# Champion 3500 watt electric choke



## Shawn clubb (May 12, 2019)

I went to start my generator for the first time this year and couldn't get it to go. It has never had a problem before. I fi ally got it to start by using the manual choke, it started right up. I let it run for over an hour and clicked on the electric choke as a test but there was no change. Does anyone know what would cause it to fail?


----------



## RedOctobyr (Aug 8, 2018)

Do you have an exact model #? I'm not familiar with engines with manual and electric chokes. I've seen generators with auto-idle functions, to slow it down when there's no electrical load, but I'm guessing what you're describing is not that?


----------



## RedOctobyr (Aug 8, 2018)

Got your PM that you're having trouble posting.

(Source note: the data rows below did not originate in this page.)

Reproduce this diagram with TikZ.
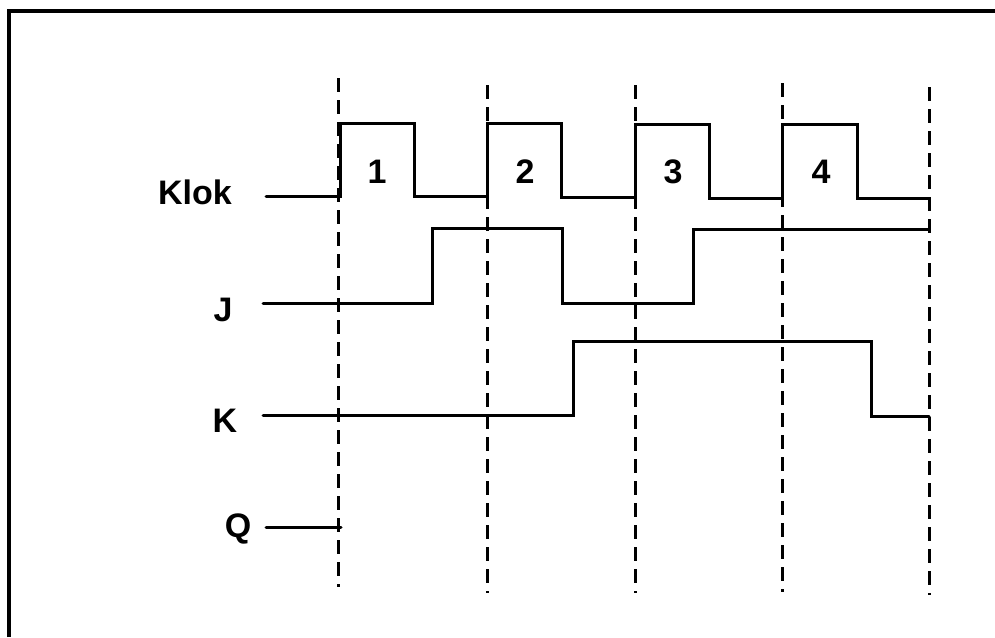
\documentclass[tikz,border=0pt]{standalone}
\usepackage{fontspec}
\setmainfont{Liberation Sans}
\begin{document}
\begin{tikzpicture}[x=1pt,y=-1pt,
  signal/.style={line width=3pt,line join=miter,line cap=round},
  grid/.style={line width=2.5pt,dash pattern=on 14pt off 8pt},
  lbl/.style={font=\fontsize{34}{40}\selectfont\bfseries,inner sep=0pt,anchor=base},
  frame/.style={line width=4pt}]
\useasboundingbox (0,0) rectangle (995,637);
% frame (only top and left visible)
\draw[frame] (9,637) -- (9,11) -- (995,11);
% dashed time markers
\coordinate (t1a) at (338.5,78);  \coordinate (t1b) at (338.5,587);
\coordinate (t2a) at (487.5,85);  \coordinate (t2b) at (487.5,593);
\coordinate (t3a) at (635.5,85);  \coordinate (t3b) at (635.5,593);
\coordinate (t4a) at (782.5,83);  \coordinate (t4b) at (782.5,592);
\coordinate (t5a) at (929.5,87);  \coordinate (t5b) at (929.5,595);
\foreach \i in {1,...,5} \draw[grid] (t\i a) -- (t\i b);
% labels
\node[lbl] (klok) at (195,204) {Klok};
\node[lbl] (j) at (223,321) {J};
\node[lbl] (k) at (225,432) {K};
\node[lbl] (q) at (238,537) {Q};
\node[lbl] (n1) at (377,183) {1};
\node[lbl] (n2) at (525,183) {2};
\node[lbl] (n3) at (673,183) {3};
\node[lbl] (n4) at (821,183) {4};
% Klok
\draw[signal] (266,196) -- (340,196) -- (340,123) -- (414,123) -- (414,196) -- (487,196)
  -- (487,123) -- (561,123) -- (561,197) -- (635,197) -- (635,124) -- (709,124)
  -- (709,198) -- (782,198) -- (782,124) -- (857,124) -- (857,198) -- (929,198);
% J
\draw[signal] (263,303) -- (432,303) -- (432,228) -- (562,228) -- (562,303) -- (693,303)
  -- (693,229) -- (929,229);
% K
\draw[signal] (263,415) -- (573,415) -- (573,341) -- (871,341) -- (871,416) -- (929,416);
% Q
\draw[signal] (266,527) -- (341,527);
\end{tikzpicture}
\end{document}
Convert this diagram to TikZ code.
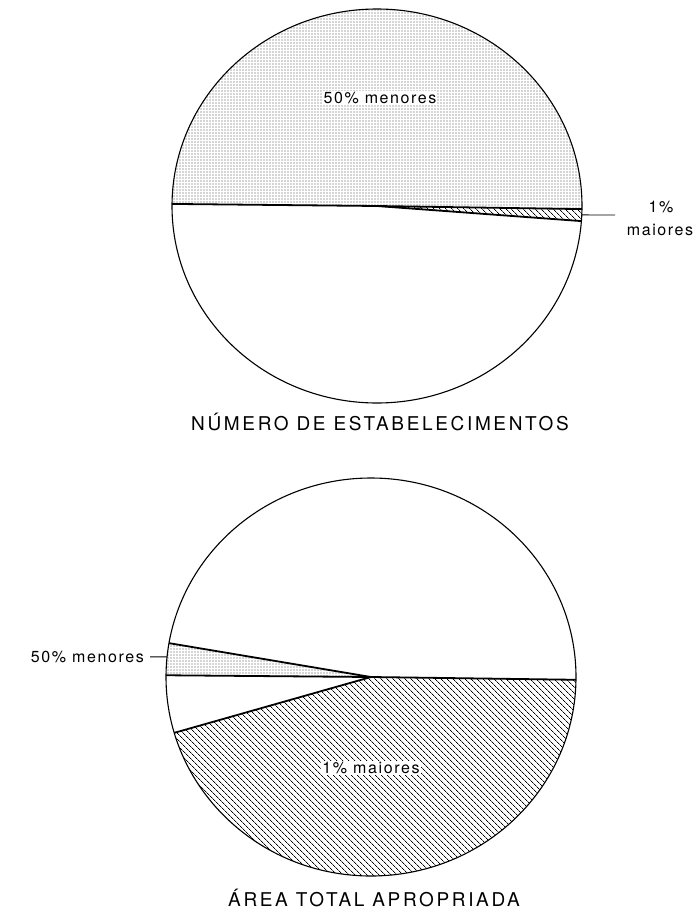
\documentclass[tikz,border=0pt]{standalone}
\usepackage{fontspec}
\setmainfont{TeX Gyre Heros}
\newfontfamily\lblfont[LetterSpace=10]{TeX Gyre Heros}
\newfontfamily\capfont[LetterSpace=14]{TeX Gyre Heros}
\usetikzlibrary{patterns.meta}
\begin{document}
\begin{tikzpicture}[x=1pt,y=-1pt,
        stipple/.style={pattern={Dots[distance=3pt,radius=0.6pt]},pattern color=black!70},
        hatched/.style={pattern={Lines[angle=-45,distance=4pt,line width=0.8pt]},
            pattern color=black},
        rimline/.style={line width=1.1pt},
        wedgeline/.style={line width=1.8pt},
        leader/.style={line width=0.9pt},
        lbl/.style={font={\lblfont\fontsize{16}{18}\selectfont},inner sep=1pt},
        captext/.style={font={\capfont\fontsize{19}{22}\selectfont}}]
    \useasboundingbox (0,0) rectangle (699,910);
    \fill[white] (0,0) rectangle (699,910);
    \coordinate (topc) at (377,206);
    \path (topc) ++(180.6:205 and 197) coordinate (t1)
          (topc) ++(0.9:205 and 197) coordinate (t2)
          (topc) ++(4.4:205 and 197) coordinate (t3)
          (topc) ++(2.6:205 and 197) coordinate (tlead);
    \fill[stipple] (topc) -- (t1) arc[start angle=180.6,end angle=360.9,x radius=205,y radius=197] -- cycle;
    \fill[hatched] (topc) -- (t2) arc[start angle=0.9,end angle=4.4,x radius=205,y radius=197] -- cycle;
    \draw[rimline] (topc) ellipse[x radius=205,y radius=197];
    \foreach \p in {t1,t2,t3} \draw[wedgeline] (topc) -- (\p);
    \node[lbl,fill=white] (tsmall) at (380,98) {50\% menores};
    \coordinate (tend) at (615,215);
    \draw[leader] (tlead) -- (tend);
    \node[lbl] (tone) at (661,207) {1\%};
    \node[lbl] (tbig) at (660,230) {maiores};
    \node[captext] (tcap) at (380,422) {NÚMERO DE ESTABELECIMENTOS};
    \coordinate (botc) at (371,677);
    \path (botc) ++(189.8:205 and 199) coordinate (b1)
          (botc) ++(180.5:205 and 199) coordinate (b2)
          (botc) ++(163.7:205 and 199) coordinate (b3)
          (botc) ++(0.8:205 and 199) coordinate (b4)
          (botc) ++(185.8:205 and 199) coordinate (blead);
    \fill[stipple] (botc) -- (b2) arc[start angle=180.5,end angle=189.8,x radius=205,y radius=199] -- cycle;
    \fill[hatched] (botc) -- (b3) arc[start angle=163.7,end angle=0.8,x radius=205,y radius=199] -- cycle;
    \draw[rimline] (botc) ellipse[x radius=205,y radius=199];
    \foreach \p in {b1,b2,b3,b4} \draw[wedgeline] (botc) -- (\p);
    \node[lbl,fill=white] (bbig) at (371,768) {1\% maiores};
    \node[lbl,anchor=east] (bsmall) at (145,657) {50\% menores};
    \draw[leader,shorten <=5pt] (bsmall) -- (blead);
    \node[captext] (bcap) at (374,898) {ÁREA TOTAL APROPRIADA};
\end{tikzpicture}
\end{document}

Maybe your account, being new, is still being verified or something by the moderators? 

You said the model # is 100262. I found a model page here: 

https://www.championpowerequipment.com/product/100262-3500-watt-wireless-start-inverter/

And manual: 
https://www.championpowerequipment.com/product-manuals/

How is the electric choke actuated? If there's a solenoid, for instance, is the solenoid activating? Is it getting power? If you can access the back of the choke switch, you could check for continuity across the switch wires with the switch on, and off. Do this with the generator off.


----------



## Shawn clubb (May 12, 2019)

Figured out to reply. Sorry I did t reply sooner, Mothers day dinner with in laws. I dont have a multimeter, is there any other way to test it?


----------



## tabora (Sep 6, 2018)

Shawn clubb said:


> Figured out to reply. Sorry I did t reply sooner, Mothers day dinner with in laws. I dont have a multimeter, is there any other way to test it?


 Every human needs a multimeter... Harbor Freight has them for just $3.99 with coupon 39871222

https://www.harborfreight.com/7-Function-Digital-Multimeter-63759.html?ccdenc=eyJjb2RlIjoiMzk4NzEyMjIiLCJza3UiOiI2Mzc1OSIsImlzIjoiMy45OSIsInByb2R1Y3RfaWQi%0D%0AOiIxMjYxMCJ9%0D%0A


----------



## Shawn clubb (May 12, 2019)

Thanks, I'll have to pick one up.


----------



## Shawn clubb (May 12, 2019)

Thought I would update you guys. Everything checked out fine. I had run it for quite a while and tried pushing in the electric choke but there was no change so I assumed it was bad or the connection was. After trying several times to start it a few days later, it finally did start with the electric choke. What we did was turn on the battery for the remote start. I'm pretty sure I tried with it off and on before with no success but it seems to be working now. 
Thank you for your suggestions


----------